>>>>>

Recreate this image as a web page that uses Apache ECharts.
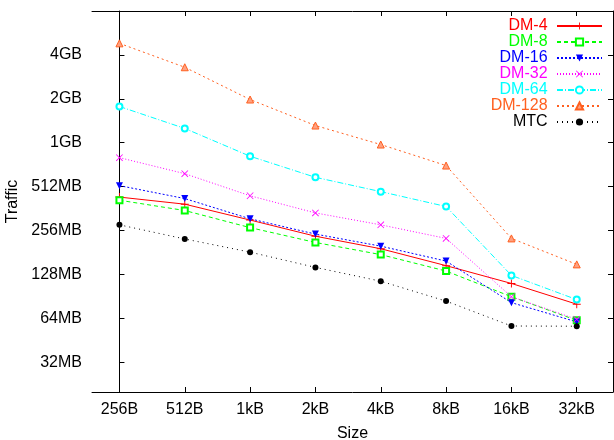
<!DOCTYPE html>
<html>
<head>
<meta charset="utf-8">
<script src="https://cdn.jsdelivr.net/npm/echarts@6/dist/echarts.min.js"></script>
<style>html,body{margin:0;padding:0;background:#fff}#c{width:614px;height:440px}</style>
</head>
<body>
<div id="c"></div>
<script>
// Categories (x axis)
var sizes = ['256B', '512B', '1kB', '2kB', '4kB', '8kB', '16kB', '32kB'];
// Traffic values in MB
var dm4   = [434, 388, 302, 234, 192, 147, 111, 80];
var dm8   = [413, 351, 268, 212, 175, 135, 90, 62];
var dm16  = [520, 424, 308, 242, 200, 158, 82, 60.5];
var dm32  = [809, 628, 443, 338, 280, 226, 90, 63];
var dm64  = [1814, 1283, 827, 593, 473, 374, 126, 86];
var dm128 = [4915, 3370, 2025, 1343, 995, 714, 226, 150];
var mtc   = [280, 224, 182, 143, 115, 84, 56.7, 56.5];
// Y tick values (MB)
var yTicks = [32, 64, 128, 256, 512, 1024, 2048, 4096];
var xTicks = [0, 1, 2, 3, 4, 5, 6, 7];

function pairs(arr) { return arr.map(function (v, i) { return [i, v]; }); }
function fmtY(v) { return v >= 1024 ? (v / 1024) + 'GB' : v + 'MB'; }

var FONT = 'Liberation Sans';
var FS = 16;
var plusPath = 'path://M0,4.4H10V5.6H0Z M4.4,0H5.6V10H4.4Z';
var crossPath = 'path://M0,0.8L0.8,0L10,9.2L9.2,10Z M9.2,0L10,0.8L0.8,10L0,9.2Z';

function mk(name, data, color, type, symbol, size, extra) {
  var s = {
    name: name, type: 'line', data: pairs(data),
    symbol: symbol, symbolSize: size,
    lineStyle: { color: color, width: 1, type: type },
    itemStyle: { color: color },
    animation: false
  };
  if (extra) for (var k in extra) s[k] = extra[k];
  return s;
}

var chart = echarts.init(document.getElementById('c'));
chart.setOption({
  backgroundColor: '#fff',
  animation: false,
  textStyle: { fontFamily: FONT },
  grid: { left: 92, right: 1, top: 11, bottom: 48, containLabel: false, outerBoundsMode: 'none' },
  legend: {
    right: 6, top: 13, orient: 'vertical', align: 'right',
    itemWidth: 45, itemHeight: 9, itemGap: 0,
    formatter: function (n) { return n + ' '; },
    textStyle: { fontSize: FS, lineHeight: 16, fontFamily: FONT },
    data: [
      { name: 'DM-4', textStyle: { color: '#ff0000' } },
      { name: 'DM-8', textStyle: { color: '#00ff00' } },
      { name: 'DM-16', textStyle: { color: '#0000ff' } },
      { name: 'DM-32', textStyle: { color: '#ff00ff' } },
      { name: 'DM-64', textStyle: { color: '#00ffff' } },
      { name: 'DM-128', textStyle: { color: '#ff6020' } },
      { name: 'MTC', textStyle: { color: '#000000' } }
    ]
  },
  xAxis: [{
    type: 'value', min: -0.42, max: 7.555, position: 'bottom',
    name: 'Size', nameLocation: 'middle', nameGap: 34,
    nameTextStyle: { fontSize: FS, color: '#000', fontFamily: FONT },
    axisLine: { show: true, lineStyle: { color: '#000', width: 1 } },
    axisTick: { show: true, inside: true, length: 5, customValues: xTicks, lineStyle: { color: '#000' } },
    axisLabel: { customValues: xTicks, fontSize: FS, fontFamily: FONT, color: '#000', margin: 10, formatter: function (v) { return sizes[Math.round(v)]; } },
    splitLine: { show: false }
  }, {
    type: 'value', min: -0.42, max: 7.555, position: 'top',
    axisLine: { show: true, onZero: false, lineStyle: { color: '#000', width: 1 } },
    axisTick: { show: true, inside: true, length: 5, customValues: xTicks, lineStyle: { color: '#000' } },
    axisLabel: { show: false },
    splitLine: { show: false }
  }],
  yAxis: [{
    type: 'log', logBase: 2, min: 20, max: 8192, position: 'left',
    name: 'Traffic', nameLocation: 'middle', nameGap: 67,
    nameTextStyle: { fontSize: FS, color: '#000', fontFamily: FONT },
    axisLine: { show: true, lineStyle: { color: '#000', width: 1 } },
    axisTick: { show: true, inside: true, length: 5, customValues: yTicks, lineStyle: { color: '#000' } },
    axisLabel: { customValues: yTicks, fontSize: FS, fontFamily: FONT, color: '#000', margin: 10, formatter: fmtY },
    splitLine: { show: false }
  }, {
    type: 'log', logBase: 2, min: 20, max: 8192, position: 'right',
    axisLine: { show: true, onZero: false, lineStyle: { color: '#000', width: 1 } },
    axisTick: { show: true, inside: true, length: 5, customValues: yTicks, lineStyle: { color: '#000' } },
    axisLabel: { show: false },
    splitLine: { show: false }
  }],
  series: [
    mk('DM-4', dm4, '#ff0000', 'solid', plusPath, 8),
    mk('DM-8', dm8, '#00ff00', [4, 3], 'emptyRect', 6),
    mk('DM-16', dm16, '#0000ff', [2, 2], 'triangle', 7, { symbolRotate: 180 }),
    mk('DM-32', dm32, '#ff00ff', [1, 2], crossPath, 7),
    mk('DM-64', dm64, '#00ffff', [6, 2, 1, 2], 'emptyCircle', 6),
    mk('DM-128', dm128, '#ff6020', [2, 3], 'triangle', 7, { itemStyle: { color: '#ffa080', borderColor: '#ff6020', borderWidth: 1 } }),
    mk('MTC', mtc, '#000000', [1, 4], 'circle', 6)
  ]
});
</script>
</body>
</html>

<<<<<

Write out each line of the listing above, exactly, from its first line to the line holding "var crossPath = 'path://M0,0.8L0.8,0L10,9.2L9.2,10Z", inclusive. Skip the pictures.

Recreate this image as a web page that uses Apache ECharts.
<!DOCTYPE html>
<html>
<head>
<meta charset="utf-8">
<script src="https://cdn.jsdelivr.net/npm/echarts@6/dist/echarts.min.js"></script>
<style>html,body{margin:0;padding:0;background:#fff}#c{width:614px;height:440px}</style>
</head>
<body>
<div id="c"></div>
<script>
// Categories (x axis)
var sizes = ['256B', '512B', '1kB', '2kB', '4kB', '8kB', '16kB', '32kB'];
// Traffic values in MB
var dm4   = [434, 388, 302, 234, 192, 147, 111, 80];
var dm8   = [413, 351, 268, 212, 175, 135, 90, 62];
var dm16  = [520, 424, 308, 242, 200, 158, 82, 60.5];
var dm32  = [809, 628, 443, 338, 280, 226, 90, 63];
var dm64  = [1814, 1283, 827, 593, 473, 374, 126, 86];
var dm128 = [4915, 3370, 2025, 1343, 995, 714, 226, 150];
var mtc   = [280, 224, 182, 143, 115, 84, 56.7, 56.5];
// Y tick values (MB)
var yTicks = [32, 64, 128, 256, 512, 1024, 2048, 4096];
var xTicks = [0, 1, 2, 3, 4, 5, 6, 7];

function pairs(arr) { return arr.map(function (v, i) { return [i, v]; }); }
function fmtY(v) { return v >= 1024 ? (v / 1024) + 'GB' : v + 'MB'; }

var FONT = 'Liberation Sans';
var FS = 16;
var plusPath = 'path://M0,4.4H10V5.6H0Z M4.4,0H5.6V10H4.4Z';
var crossPath = 'path://M0,0.8L0.8,0L10,9.2L9.2,10Z M9.2,0L10,0.8L0.8,10L0,9.2Z';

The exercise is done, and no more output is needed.